Quant aux organes qui, comme la Correspondance littéraire et secrète ou le Courrier de l’Europe, voulaient s’affranchir de toute tutelle, leur circulation était le plus souvent entravée soit par les suppôts du ministère, soit par ceux du lieutenant de police.

Il y avait bien aussi des feuilles clandestines, que l’on colportait sous le manteau, de la main à la main. Les Nouvelles ecclésiastiques, écrites et propagées par les Jansénistes contre les Jésuites, ont eu un grand retentissement au XVIIIe siècle. Les poursuites de tout genre furent impuissantes contre les Nouvelles. En dépit des saisies, des brûlures, de la police et de la Bastille, l’opiniâtre feuille reparaissait, suivant le mot de Hatin, toujours plus vive, plus provocante et et plus audacieuse. Mais les Nouvelles n’entretenaient leurs lecteurs que de querelles religieuses, dont l’intérêt était des plus minces pour l’ensemble de la nation, quoiqu’elles fussent écrites d’un style acrimonieux et envenimé, qui fait songer au fameux vers de Boileau :

« Tant de fiel entre-t-il dans l’âme des dévots !

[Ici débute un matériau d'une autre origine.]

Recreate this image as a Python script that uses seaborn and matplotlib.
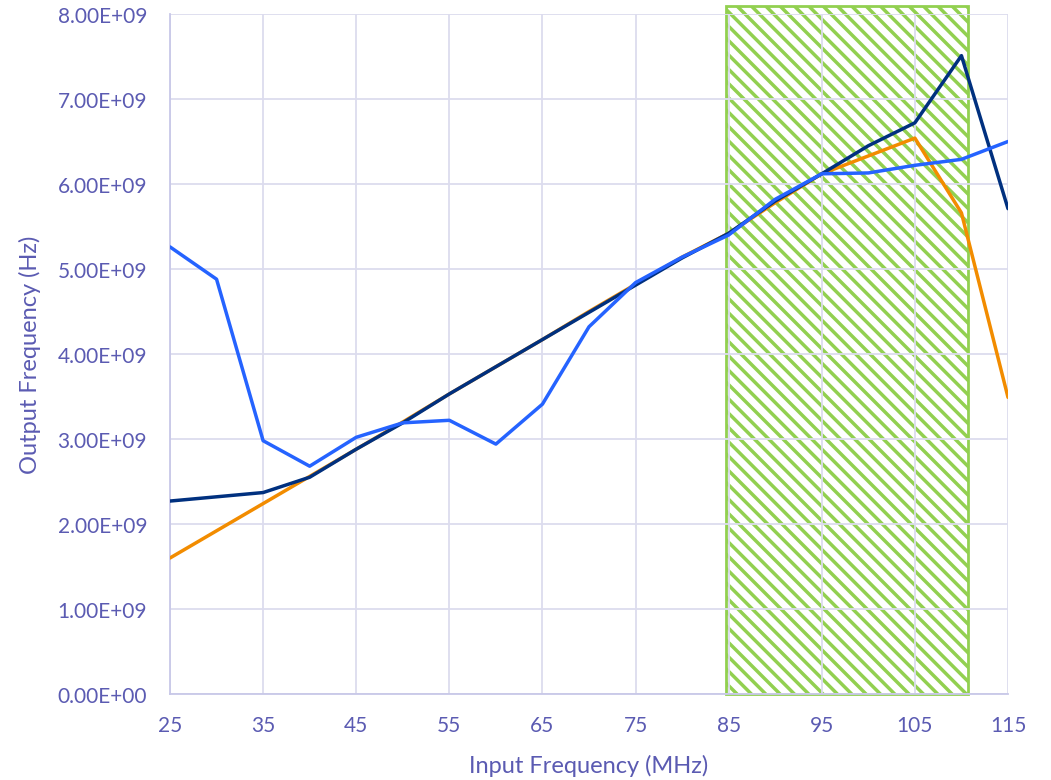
import numpy as np
import pandas as pd
import matplotlib
matplotlib.use("Agg")
import matplotlib.pyplot as plt
import seaborn as sns
from matplotlib.patches import Rectangle
from matplotlib.ticker import FuncFormatter

# Input frequency sweep (MHz)
input_mhz = [25, 30, 35, 40, 45, 50, 55, 60, 65, 70, 75, 80, 85, 90, 95, 100, 105, 110, 115]

# Output frequency (Hz) for three measurement series
series_orange = [1.60e9, 1.92e9, 2.24e9, 2.56e9, 2.88e9, 3.20e9, 3.53e9, 3.85e9, 4.17e9, 4.50e9,
                 4.82e9, 5.14e9, 5.42e9, 5.78e9, 6.12e9, 6.33e9, 6.54e9, 5.66e9, 3.49e9]
series_navy = [2.27e9, 2.32e9, 2.37e9, 2.55e9, 2.88e9, 3.19e9, 3.53e9, 3.85e9, 4.17e9, 4.49e9,
               4.81e9, 5.13e9, 5.42e9, 5.80e9, 6.12e9, 6.45e9, 6.72e9, 7.51e9, 5.71e9]
series_blue = [5.26e9, 4.88e9, 2.98e9, 2.68e9, 3.02e9, 3.19e9, 3.22e9, 2.94e9, 3.41e9, 4.32e9,
               4.84e9, 5.14e9, 5.40e9, 5.82e9, 6.12e9, 6.13e9, 6.22e9, 6.29e9, 6.50e9]
series_names = ["A", "B", "C"]

# Highlighted operating band (MHz) and its height (Hz)
band_start, band_end, band_top = 84.7, 110.7, 8.09e9

y_ticks = [0, 1e9, 2e9, 3e9, 4e9, 5e9, 6e9, 7e9, 8e9]
x_ticks = [25, 35, 45, 55, 65, 75, 85, 95, 105, 115]

df = pd.DataFrame({
    "Input": input_mhz * 3,
    "Output": series_orange + series_navy + series_blue,
    "Series": [series_names[0]] * len(input_mhz) + [series_names[1]] * len(input_mhz)
              + [series_names[2]] * len(input_mhz),
})

# Render at 86 dpi so the hatch pitch is ~14 px;
# PT rescales sizes so they keep the same pixel size as at 100 dpi.
DPI = 86
PT = 100 / DPI
W, H = 1051, 781

sns.set_theme(style="white")
plt.rcParams["font.family"] = ["Lato", "DejaVu Sans"]
plt.rcParams["hatch.linewidth"] = 2.5 * PT
plt.rcParams["hatch.color"] = "#92D050"

text_color = "#5B5BB2"
grid_color = "#DCDCEE"

fig = plt.figure(figsize=(W / DPI, H / DPI), dpi=DPI)
ax = fig.add_axes([170 / W, 1 - 695 / H, (1008 - 170) / W, (695 - 15) / H])

band = Rectangle((band_start, 0), band_end - band_start, band_top,
                 facecolor="none", edgecolor="#92D050", hatch="\\\\", linewidth=2.0 * PT,
                 zorder=0.4, clip_on=False)
ax.add_patch(band)

palette = {series_names[0]: "#F28C00", series_names[1]: "#00307F", series_names[2]: "#2563FF"}
sns.lineplot(data=df, x="Input", y="Output", hue="Series", palette=palette,
             linewidth=2.5 * PT, legend=False, ax=ax, zorder=3)

ax.set_xlim(25, 115)
ax.set_ylim(0, 8e9)
ax.set_xticks(x_ticks)
ax.set_yticks(y_ticks)
ax.yaxis.set_major_formatter(FuncFormatter(lambda v, _: f"{v:.2E}"))
ax.set_axisbelow(True)
ax.grid(True, color=grid_color, linewidth=1.3 * PT, zorder=0.5)

for side in ["top", "right"]:
    ax.spines[side].set_visible(False)
for side in ["left", "bottom"]:
    ax.spines[side].set_color("#C8C8E8")
    ax.spines[side].set_linewidth(1.3 * PT)

ax.tick_params(axis="both", length=0, labelsize=15 * PT, labelcolor=text_color)
ax.tick_params(axis="y", pad=16.5 * PT)
ax.tick_params(axis="x", pad=15 * PT)

ax.set_xlabel("Input Frequency (MHz)", fontsize=17 * PT, color=text_color, labelpad=14 * PT)
ax.set_ylabel("Output Frequency (Hz)", fontsize=17 * PT, color=text_color, labelpad=12 * PT)

fig.savefig("out.png", dpi=DPI)
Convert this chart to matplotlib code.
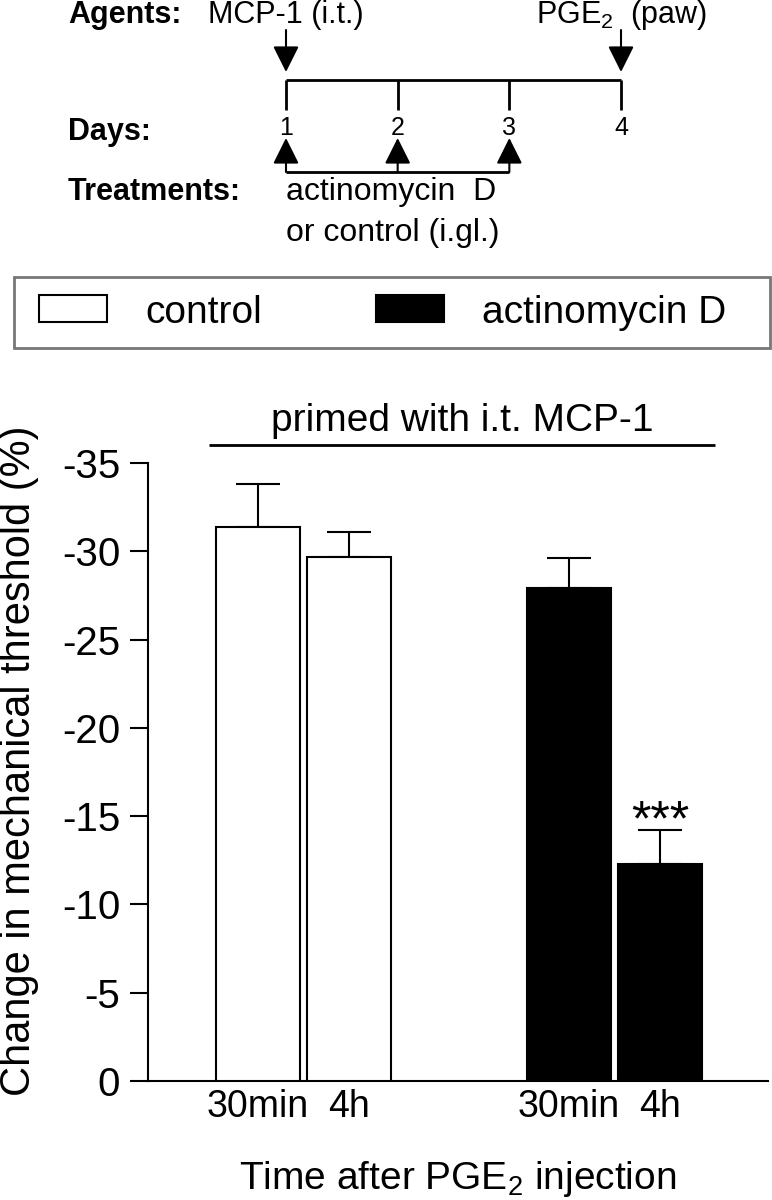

Comme on le voit d’après ce rapide résumé, l’influence des journaux était trop faible encore, avant 1789, pour faire pénétrer dans toutes les couches sociales de la France les idées et les principes de progrès et de liberté dont le germe fut déposé par les grands écrivains du xviu e siècle : Voltaire, Rousseau, Montesquieu, D’Alembert, Diderot, Beaumarchais, Raynal, Mably, Condillac, Chamfort, Condorcet, etc.

Dès l’année 1776, Condorcet publie des Fragments sur la liberté de la presse du plus haut intérêt[1]. On peut se faire une idée assez exacte de l’importance et de la hardiesse de l’ouvrage de Condorcet par le seul résumé des questions que le philosophe pose à ses lecteurs et des réponses qu’il y fait : Dans quoi cas un écrit peut-il passer pour crime ou délit public ? S’il est simplement l’expression d’une opinion, n’est-il pas inique et imprudent de le frapper ? La persécution n’accroit-elle pas la célébrité d’un écrivain ? Les gens

  1. Œuvres de Condorcet, t. XI, p. 255 et suiv. de l’édition Didot. Paris, 1847.